The pleasantly casual tone, the solicitous concern and the realization that once more Donner had anticipated them robbed her of speech for the moment. She closed her eyes, fighting the nausea that swept over her at the sound of his voice. She heard her father's in-drawn breath, and as she opened her eyes she saw Cord's expressionless features.
"I've got someone here I'm sure you'd like to talk to, but unfortunately she still hasn't said anything—not even to me. You know, getting the silent treatment from a five-year-old could get annoying after a while."
"Donner, get one thing straight." Julia gripped the phone's receiver so tightly that her knuckles whitened. "If you touch one hair—one hair!—of that child's head, I'll hunt you to the ends of the earth. I'll be the one that you have nightmares about—get it?"
Her voice throbbed with such intensity that for a moment the man on the other end of the line was silent. Then he spoke again, but this time there was an edge to his words.
"Something's changed," he said slowly. "You're not the woman you were yesterday, Julia."
"That's right, Donner." She fought to keep her tone even. "Yesterday you got the better of me. That won't ever happen again."
"But I still have the child. I'd say the odds were definitely in my favor, wouldn't you?" She heard him exhale impatiently. "Let's cut to the chase, Julia. I guess you'v
e finally figured out what this is all about, haven't you?"
"Two down and two to go. You lost the four members of your family years ago, and now you want revenge. Paul's dead. Sheila's dead, so that leaves Cord and me." Her voice hardened. "And Lizbet is Steven, who was taken away from you. But I'm not agreeing to any deal that includes her, Donner."
"I'm willing to lower my terms." The light voice took on a note of reasonableness. "It's Hunter I want. He was the driving force behind what happened to my people. The child is proving to be more of a liability than I'd figured on—God, every time I turn on the damn television I see a bad photo of myself staring out of the screen. I'll let you take her if you give me Hunter."
Julia's mind raced, and then she spoke, choosing her words with care. "Are you absolutely sure?"
"Of course I'm—" Donner broke off in mid-sentence, and she heard his indrawn breath. "He's with you now?"
"That's right."
"And you're offering yourself in his place." It wasn't a question, and for once she was grateful for the man's acuity.
"Losing you would be worse than losing his life," he continued slowly. "You see, I know all about the two of you and the way he's always loved you—it's the stuff legends are made of, isn't it?"
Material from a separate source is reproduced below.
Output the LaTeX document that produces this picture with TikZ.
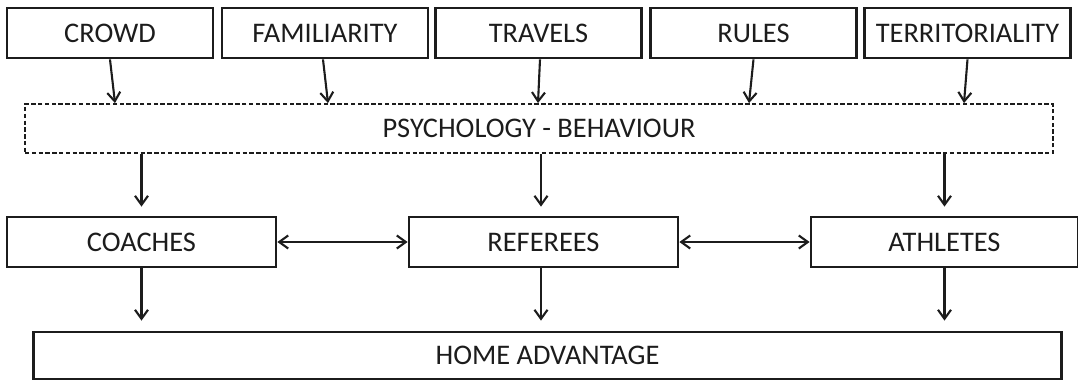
\documentclass[tikz,border=0pt]{standalone}
\usepackage{fontspec}
\setmainfont{Carlito}
\usepackage{tikz}
\usetikzlibrary{arrows.meta,positioning}
\definecolor{hmInk}{RGB}{28,28,28}

\tikzset{
  factor/.style={draw=hmInk, line width=1.4pt, minimum width=103pt, minimum height=25pt,
    inner sep=0pt, text=hmInk, font=\fontsize{14.2}{16}\selectfont},
  psychbox/.style={factor, dashed, dash pattern=on 2.2pt off 1.2pt, line width=0.9pt,
    minimum width=514pt, minimum height=24.5pt},
  actor/.style={factor, minimum width=134.5pt},
  arr/.style={draw=hmInk, line width=1.05pt, -{Straight Barb[length=4.5pt,width=6.5pt,line width=1.05pt]}},
  dbl/.style={arr, {Straight Barb[length=4.5pt,width=6.5pt,line width=1.05pt]}-{Straight Barb[length=4.5pt,width=6.5pt,line width=1.05pt]}}
}

\begin{document}
\begin{tikzpicture}[x=0.5pt,y=-0.5pt]
    \useasboundingbox (0,0) rectangle (1078,380);

    % factors
    \node[factor] (crowd) at (110,33) {CROWD};
    \node[factor] (familiarity) at (325,33) {FAMILIARITY};
    \node[factor] (travels) at (538.5,33) {TRAVELS};
    \node[factor] (rules) at (753.5,33) {RULES};
    \node[factor] (territoriality) at (967.5,33) {TERRITORIALITY};

    % psychology
    \node[psychbox] (psych) at (539,128.5) {PSYCHOLOGY - BEHAVIOUR};

    % actors
    \node[actor] (coaches) at (141.5,242) {COACHES};
    \node[actor] (referees) at (543.5,242) {REFEREES};
    \node[actor, minimum width=133.5pt] (athletes) at (944.5,242) {ATHLETES};

    % outcome
    \node[factor, minimum width=514pt, minimum height=23.5pt] (home) at (547.5,355.5) {HOME ADVANTAGE};

    % factors -> psychology
    \draw[arr] (crowd.south) -- ([xshift=-212pt]psych.north);
    \draw[arr] ([xshift=-1pt]familiarity.south) -- ([xshift=-105.5pt]psych.north);
    \draw[arr] ([xshift=0.75pt]travels.south) -- ([xshift=-0.5pt]psych.north);
    \draw[arr] (rules.south) -- ([xshift=105pt]psych.north);
    \draw[arr] (territoriality.south) -- ([xshift=212.5pt]psych.north);

    % psychology -> actors
    \draw[arr] (psych.south -| coaches.north) -- ([yshift=4.5pt]coaches.north);
    \draw[arr] ([xshift=-1.25pt]psych.south -| referees.north) -- ([xshift=-1.25pt,yshift=4.5pt]referees.north);
    \draw[arr] (psych.south -| athletes.north) -- ([yshift=4.5pt]athletes.north);

    % actors <-> actors
    \draw[dbl] (coaches.east) -- (referees.west);
    \draw[dbl] (referees.east) -- (athletes.west);

    % actors -> home advantage
    \draw[arr] (coaches.south) -- ([yshift=5pt]coaches.south |- home.north);
    \draw[arr] ([xshift=-1.25pt]referees.south) -- ([xshift=-1.25pt,yshift=5pt]referees.south |- home.north);
    \draw[arr] (athletes.south) -- ([yshift=5pt]athletes.south |- home.north);
\end{tikzpicture}
\end{document}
"Yes. But it cuts both ways, Donner," Julia said guardedly. "I understand. Well, of course I don't understand that kind of selflessness, but I get what you're telling me—you'll trade your life for his and the child's. Call me a sentimental fool, but I accept." He gave a laugh of genuine amusement, and she closed her eyes in relief.
"Where do we meet you for the handover?" she asked, hoping he couldn't hear the tremor in her voice.
"You know what? Just because of all the trouble you two put me through last night, I'm going to let you sweat that one out yourselves. You've got two hours, Julia. Lizbet and I will be waiting for you."